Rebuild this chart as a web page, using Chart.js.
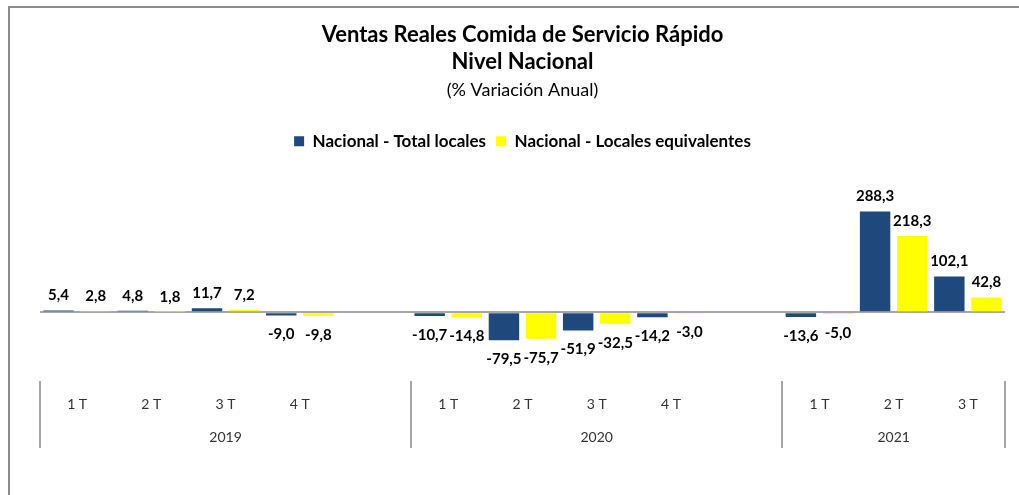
<!DOCTYPE html>
<html lang="es">
<head>
<meta charset="utf-8"/>
<title>Ventas Reales Comida de Servicio Rápido</title>
<script src="https://cdn.jsdelivr.net/npm/chart.js@4.4.1/dist/chart.umd.min.js"></script>
<style>
  html, body { margin: 0; padding: 0; background: #fff; overflow: hidden; }
  #wrap { position: relative; width: 1019px; height: 495px; }
  /* only the top and left edges of the frame are inside the picture */
  #frame { position: absolute; left: 8px; top: 6px; width: 1100px; height: 600px;
           border-left: 2px solid #8c8c8c; border-top: 2px solid #8c8c8c; pointer-events: none; }
</style>
</head>
<body>
<div id="wrap">
  <canvas id="myChart" width="1019" height="495"></canvas>
  <div id="frame"></div>
</div>
<script>
  // categories: empty slots separate the years, as in the original sheet
  const quarters = ['1 T', '2 T', '3 T', '4 T', '', '1 T', '2 T', '3 T', '4 T', '', '1 T', '2 T', '3 T'];
  const years = ['2019', '2020', '2021'];
  const yearSpans = [5, 5, 3];   // how many category slots each year covers

  const totalLocales = [5.4, 4.8, 11.7, -9.0, null, -10.7, -79.5, -51.9, -14.2, null, -13.6, 288.3, 102.1];
  const localesEquiv = [2.8, 1.8, 7.2, -9.8, null, -14.8, -75.7, -32.5, -3.0, null, -5.0, 218.3, 42.8];

  const FONT = 'Lato, "Open Sans", sans-serif';

  // value labels above positive bars, below negative ones
  const valueLabels = {
    id: 'valueLabels',
    afterDatasetsDraw(chart) {
      const ctx = chart.ctx;
      ctx.save();
      ctx.font = 'bold 15px ' + FONT;
      ctx.fillStyle = '#000';
      ctx.textAlign = 'center';
      ctx.textBaseline = 'middle';
      chart.data.datasets.forEach((ds, di) => {
        chart.getDatasetMeta(di).data.forEach((bar, i) => {
          const v = ds.data[i];
          if (v === null || v === undefined) return;
          const y = v >= 0 ? bar.y - 15 : bar.y + 19;
          ctx.fillText(v.toFixed(1).replace('.', ','), bar.x, y);
        });
      });
      ctx.restore();
    }
  };

  // second level of the category axis: year names and separator ticks
  const yearAxis = {
    id: 'yearAxis',
    afterDraw(chart) {
      const x = chart.scales.x;
      const ctx = chart.ctx;
      const step = x.getPixelForValue(1) - x.getPixelForValue(0);
      const edge = i => x.getPixelForValue(i) - step / 2;
      const sep = px => {
        ctx.beginPath();
        ctx.moveTo(Math.round(px), 381);
        ctx.lineTo(Math.round(px), 448);
        ctx.stroke();
      };
      ctx.save();
      ctx.strokeStyle = '#a6a6a6';
      ctx.lineWidth = 2;
      ctx.font = '14px ' + FONT;
      ctx.fillStyle = '#333';
      ctx.textAlign = 'center';
      ctx.textBaseline = 'middle';
      let start = 0;
      yearSpans.forEach((n, k) => {
        const l = edge(start), r = edge(start + n);
        sep(l);
        ctx.fillText(years[k], (l + r) / 2, 437);
        start += n;
      });
      sep(edge(start));
      ctx.restore();
    }
  };

  new Chart(document.getElementById('myChart'), {
    type: 'bar',
    data: {
      labels: quarters,
      datasets: [
        { label: 'Nacional - Total locales', data: totalLocales, backgroundColor: '#1f497d' },
        { label: 'Nacional - Locales equivalentes', data: localesEquiv, backgroundColor: '#ffff00' }
      ]
    },
    options: {
      responsive: false,
      animation: false,
      events: [],
      categoryPercentage: 1.0,
      barPercentage: 0.82,
      layout: { padding: { left: 40, right: 14, top: 0, bottom: 69 } },
      plugins: {
        title: {
          display: true,
          text: ['Ventas Reales Comida de Servicio Rápido', 'Nivel Nacional'],
          color: '#000',
          font: { family: FONT, size: 22, weight: 'bold', lineHeight: 1.23 },
          padding: { top: 21, bottom: 0 }
        },
        subtitle: {
          display: true,
          text: '(% Variación Anual)',
          color: '#000',
          font: { family: FONT, size: 18, weight: 'normal', lineHeight: 1.2 },
          padding: { top: 4, bottom: 22 }
        },
        legend: {
          position: 'top',
          labels: {
            boxWidth: 10,
            boxHeight: 10,
            padding: 10,
            color: '#000',
            font: { family: FONT, size: 17, weight: 'bold' }
          }
        },
        tooltip: { enabled: false }
      },
      scales: {
        x: {
          grid: { display: false },
          border: { display: false },
          ticks: {
            autoSkip: false,
            maxRotation: 0,
            padding: 13,
            color: '#333',
            font: { family: FONT, size: 14 }
          }
        },
        y: {
          min: -179.5,
          max: 436,
          border: { display: false },
          grid: {
            drawTicks: false,
            lineWidth: 2,
            color: c => (c.tick.value === 0 ? '#a6a6a6' : 'transparent')
          },
          ticks: { display: false, stepSize: 20 }
        }
      }
    },
    plugins: [valueLabels, yearAxis]
  });
</script>
</body>
</html>
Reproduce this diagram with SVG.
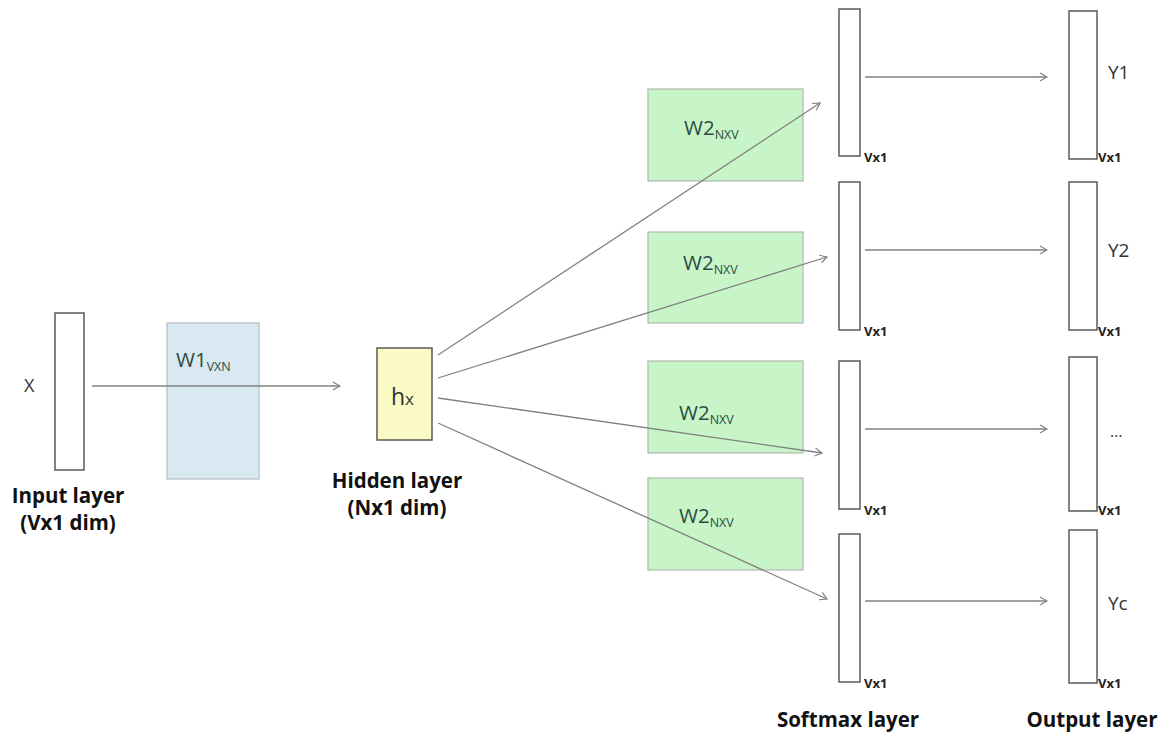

====

▸ **Exercise**: Transcribe exactly, please, the lines between the start of the records above and the line holding "const yearSpans = [5, 5, 3];", counting both of those lines and omitting pictures.

▸ **Solution**:
Rebuild this chart as a web page, using Chart.js.
<!DOCTYPE html>
<html lang="es">
<head>
<meta charset="utf-8"/>
<title>Ventas Reales Comida de Servicio Rápido</title>
<script src="https://cdn.jsdelivr.net/npm/chart.js@4.4.1/dist/chart.umd.min.js"></script>
<style>
  html, body { margin: 0; padding: 0; background: #fff; overflow: hidden; }
  #wrap { position: relative; width: 1019px; height: 495px; }
  /* only the top and left edges of the frame are inside the picture */
  #frame { position: absolute; left: 8px; top: 6px; width: 1100px; height: 600px;
           border-left: 2px solid #8c8c8c; border-top: 2px solid #8c8c8c; pointer-events: none; }
</style>
</head>
<body>
<div id="wrap">
  <canvas id="myChart" width="1019" height="495"></canvas>
  <div id="frame"></div>
</div>
<script>
  // categories: empty slots separate the years, as in the original sheet
  const quarters = ['1 T', '2 T', '3 T', '4 T', '', '1 T', '2 T', '3 T', '4 T', '', '1 T', '2 T', '3 T'];
  const years = ['2019', '2020', '2021'];
  const yearSpans = [5, 5, 3];   // how many category slots each year covers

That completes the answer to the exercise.